- journal_title:Journal of Environmental & ; Engineering Geophysics
- Contributor:Brent L. Rosenblad ; Jianhua Li
- Publisher:Environmental & Engineering Geophysical Society
- Date:2009-
- Format:text/html
- Language:en
- Identifier:10.2113/JEEG14.3.101
- journal_abbrev:J ENVIRON ENG GEOPHYS
- issn:1083-1363
- volume:14
- issue:3
- firstpage:101
- section:Research Articles
Obtaining high-quality dispersion curves is a critical step in the development of reliable shear wave velocity profiles from surface wave measurements. Because of its limited equipment and space requirements, the refraction microtremor (ReMi) method has become a popular approach for determining surface wave dispersion curves, and is increasingly being used for estimating low-frequency (long wavelength) surface wave velocities that are beyond the range of most active sources. The recent development of a low-frequency field vibrator as part of the Network for Earthquake Engineering Simulation (NEES) program has made it possible to actively generate surface wave energy down to frequencies of less than 1 Hz. This paper presents a comparative study of the ReMi method and the active-source frequency-wavenumber (f-k) method (using the NEES vibrator) for developing low-frequency dispersion curves. Linear arrays of 1-Hz seismometers were deployed at eight deep soil sites in the Mississippi Embayment. Using both ambient and active energy, surface wave dispersion curves were determined to wavelengths of 600 m. The dispersion data from the two methods were in good agreement (within about ±5%) to wavelengths of 100 to 150 m (3 to 4 Hz) at most sites. However, at longer wavelengths the dispersion estimates from the ReMi approach deviated significantly from the active source measurements.
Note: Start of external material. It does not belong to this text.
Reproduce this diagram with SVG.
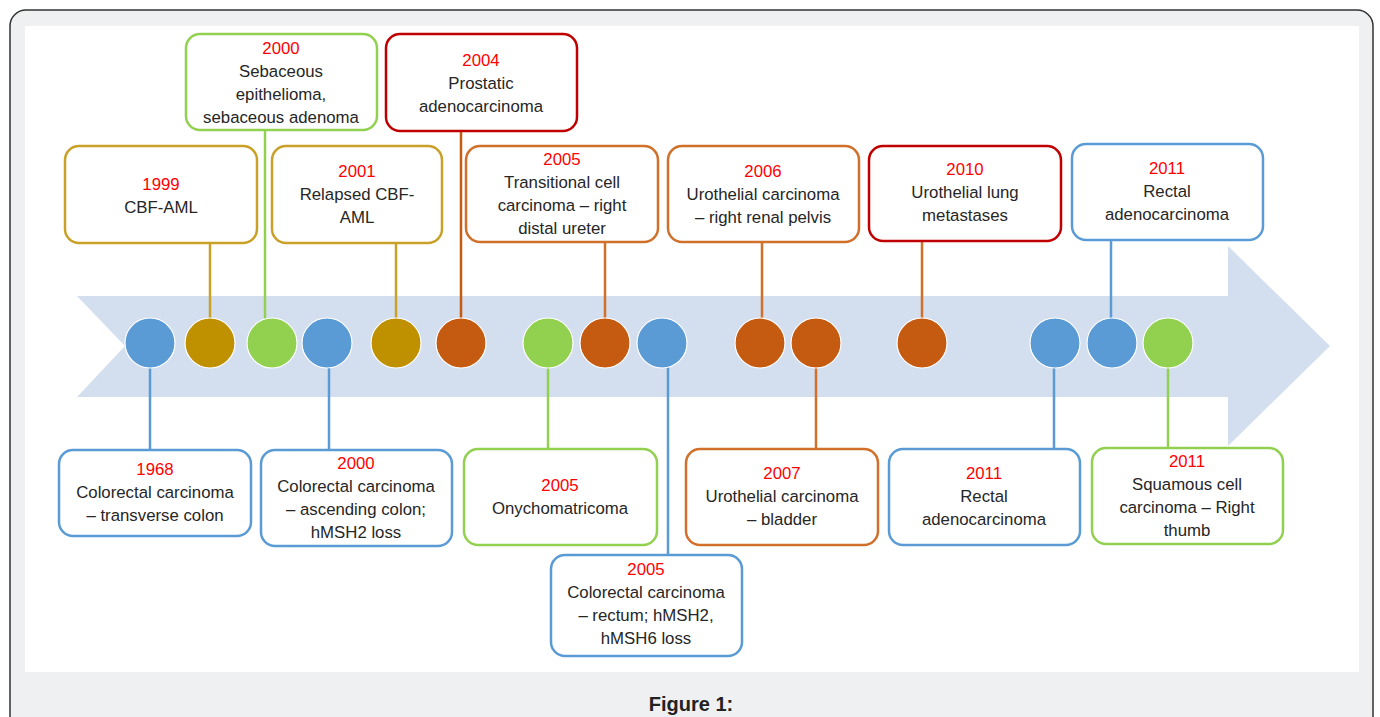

The validity of the f-k dispersion curve was supported by dispersion data obtained using the SASW method, as well as ambient vibration measurements performed using a circular array at four of the sites. Analyses of ambient vibrations recorded using circular arrays show that the poor performance of the ReMi method at long wavelengths is not because of a lack of ambient surface wave energy at low frequencies, but can be attributed to invalid assumptions about the nature of the ambient wavefield.